To say this place is a treasure is an understatement, but I don’t want to write today about the landscape or the wildlife. But rather an interesting conversation I had with a local which had as profound an impact on me as what I saw.
The Socotri people are small in number (under 60,000), primarily of Muslim faith and speak Socotri as a first language, Arabic as a second. A few speak English. So, due to my poor language skills, communication was tough unless through a translator. They are also a developing community, with running water and electricity not easy to come by. The seven days I spent there were necessarily camping with swimming in the sea or fresh water wadis as our ‘shower’ most days. Tourist facilities are pretty much non-existent. But in many ways this is a good thing as the island doesn’t have the funds to build a sustainable tourism sector, so keeping tourist numbers down along with their negative impact on this fragile environment, seems sensible. Little employment can be found on the island, with many fishing to provide food for their family or sell to the mainland. Despite the hardships, the people are friendly and welcoming.
One afternoon, I was chilling in the shade when an elder woman from the local village came down to speak to me. Her name turned out to be Sadia, she had 10 children, many grandchildren, and told me later in the conversation that she was 61. A huge personality, full of energy (good on her after bringing up so many children!!!!), she was clearly on a mission in her interaction with me.
Most of the time the first questions I get asked when meeting a local are things like ‘where are you from?’, ‘are you married?’, ‘what do I think of the place?’, etc. No such expected questions from Sadia – her very first question (translated by the young 20 something year old guys from our support crew – which was kind of hilarious) was – “what contraception do you use?”
What an interesting conversation ensued! Apparently, the only contraception available is an injection the women have every three months. They think it makes them fat, ill and causes ‘poor blood circulation.’ Many of the younger women on the island don’t want to have so many children but don’t seem to have a choice. A younger women walked past and Sadia explained she was 32yo and had 13 children already!!!!!!

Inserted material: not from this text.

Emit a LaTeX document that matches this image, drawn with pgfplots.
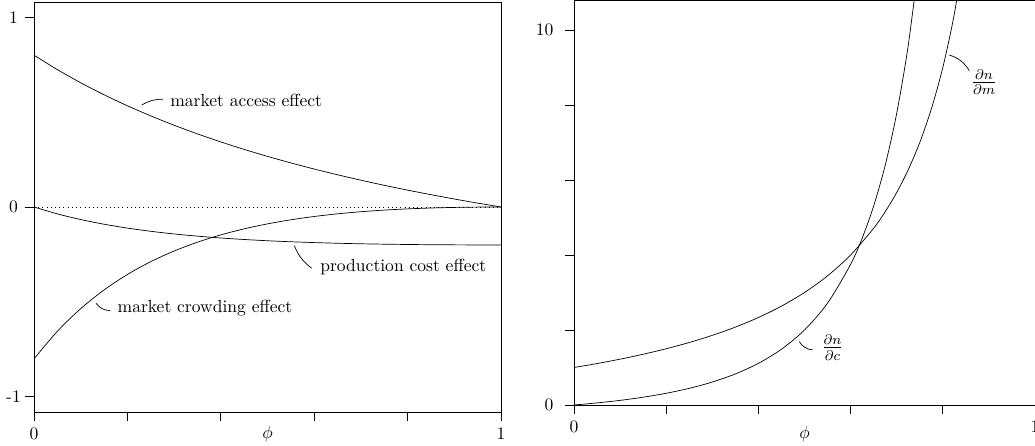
\documentclass[border=0pt]{standalone}
\usepackage{pgfplots}
\pgfplotsset{compat=1.18}
\pgfplotstableread{
phi access crowding production
0    0.8     -0.8     0
0.05 0.7238  -0.6549  -0.0363
0.1  0.6545  -0.5355  -0.0661
0.15 0.5913  -0.4371  -0.0907
0.2  0.5333  -0.3556  -0.1111
0.25 0.48    -0.288   -0.128
0.3  0.4308  -0.2320  -0.1420
0.35 0.3852  -0.1855  -0.1536
0.4  0.3429  -0.1469  -0.1633
0.45 0.3034  -0.1151  -0.1712
0.5  0.2667  -0.0889  -0.1778
0.55 0.2323  -0.0674  -0.1831
0.6  0.2     -0.05    -0.1875
0.65 0.1697  -0.0360  -0.1910
0.7  0.1412  -0.0249  -0.1938
0.75 0.1143  -0.0163  -0.1959
0.8  0.0889  -0.0099  -0.1975
0.85 0.0649  -0.0053  -0.1987
0.9  0.0421  -0.0022  -0.1994
0.95 0.0205  -0.0005  -0.1999
1    0       0        -0.2
}\lefttable
\pgfplotstableread{
phi dndm
0    1
0.05 1.1053
0.1  1.2222
0.15 1.3529
0.2  1.5
0.25 1.6667
0.3  1.8571
0.35 2.0769
0.4  2.3333
0.45 2.6364
0.5  3
0.55 3.4444
0.6  4
0.65 4.7143
0.675 5.1538
0.7  5.6667
0.725 6.2727
0.75 7
0.775 7.8889
0.8  9
0.825 10.4286
0.85 12.3333
}\dndmtable
\pgfplotstableread{
phi dndc
0    0
0.05 0.0554
0.1  0.1235
0.15 0.2076
0.2  0.3125
0.25 0.4444
0.3  0.6122
0.35 0.8284
0.4  1.1111
0.45 1.4876
0.5  2
0.55 2.7160
0.6  3.75
0.625 4.4444
0.65 5.3061
0.675 6.3905
0.7  7.7778
0.725 9.5868
0.75 12
}\dndctable
\begin{document}
\begin{tikzpicture}
\pgfplotsset{every axis/.append style={scale only axis, axis line style={line width=0.4pt}, every tick/.style={black, line width=0.4pt}, major tick length=5.2pt, tick align=outside, xtick pos=left, ytick pos=left}}
\begin{axis}[at={(19.38pt,19.38pt)}, anchor=south west, width=266.19pt, height=233.7pt,
  xmin=0, xmax=1, ymin=-1.08, ymax=1.08,
  xtick={0,0.2,0.4,0.6,0.8,1}, xticklabels={0,,,,,1},
  ytick={-1,0,1}, yticklabels={-1,0,1},
  yticklabel style={anchor=center, xshift=-6.5pt},
  xlabel={$\phi$}, xlabel style={at={(axis description cs:0.5,0)}, anchor=center, yshift=-12.5pt}]
\addplot[dotted, black] coordinates {(0,0) (1,0)};
\addplot[black, smooth] table[x=phi, y=access] {\lefttable};
\addplot[black, smooth] table[x=phi, y=crowding] {\lefttable};
\addplot[black, smooth] table[x=phi, y=production] {\lefttable};
\draw (axis cs:0.2306,0.537) to[bend left=15] (axis cs:0.2762,0.568);
\node[anchor=west, inner sep=0pt] at (axis cs:0.2912,0.563) {market access effect};
\draw (axis cs:0.5574,-0.2037) to[bend right=15] (axis cs:0.5946,-0.3226);
\node[anchor=west, inner sep=0pt] at (axis cs:0.6124,-0.314) {production cost effect};
\draw (axis cs:0.1328,-0.507) to[bend right=25] (axis cs:0.1627,-0.546);
\node[anchor=west, inner sep=0pt] at (axis cs:0.1784,-0.533) {market crowding effect};
\end{axis}
\begin{axis}[at={(327.18pt,23.37pt)}, anchor=south west, width=262.77pt, height=230.85pt,
  xmin=0, xmax=1, ymin=0, ymax=10.8,
  xtick={0,0.2,0.4,0.6,0.8,1}, xticklabels={0,,,,,1},
  ytick={0,2,4,6,8,10}, yticklabels={0,,,,,10},
  yticklabel style={xshift=-3pt},
  xlabel={$\phi$}, xlabel style={at={(axis description cs:0.5,0)}, anchor=center, yshift=-16.5pt}]
\addplot[black, smooth] table[x=phi, y=dndm] {\dndmtable};
\addplot[black, smooth] table[x=phi, y=dndc] {\dndctable};
\draw (axis cs:0.8141,9.333) to[bend left=20] (axis cs:0.8575,8.915);
\node at (axis cs:0.8894,8.61) {\large$\frac{\partial n}{\partial m}$};
\draw (axis cs:0.4887,1.688) to[bend right=25] (axis cs:0.5178,1.467);
\node at (axis cs:0.5607,1.528) {\large$\frac{\partial n}{\partial c}$};
\end{axis}
\pgfresetboundingbox
\path[use as bounding box] (0,0) rectangle (589.95pt,254.22pt);
\end{tikzpicture}
\end{document}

The conversation continued with me describing condoms (that was fun to get translated by two young men), but accessibility and cost and ‘apparently’ the women don’t like them anyway’ (wasn’t too sure whether that was a tall story told to me by the young guys with a broader agenda). 😊😊
This conversation went on for some time and Sadia’s keenness to find a solution for the younger women in her community was obvious through her passion and persistence to communicate with me. It bought home to me how challenging it is for women in developing communities to have control and choice in this area. It has always been easy for me and my friends who come from a very privileged background, to have this choice.
So, as much as the breath taking scenery of this island, this conversation had an impact on me. I realise how grateful I am to have choice, which I had always taken for granted. It got me researching which organisations might be able to help the women of Sadia’s community. And it got me reflecting what passionate people you meet, and awesome conversations you can have, while travelling this wide and wonderful world of ours.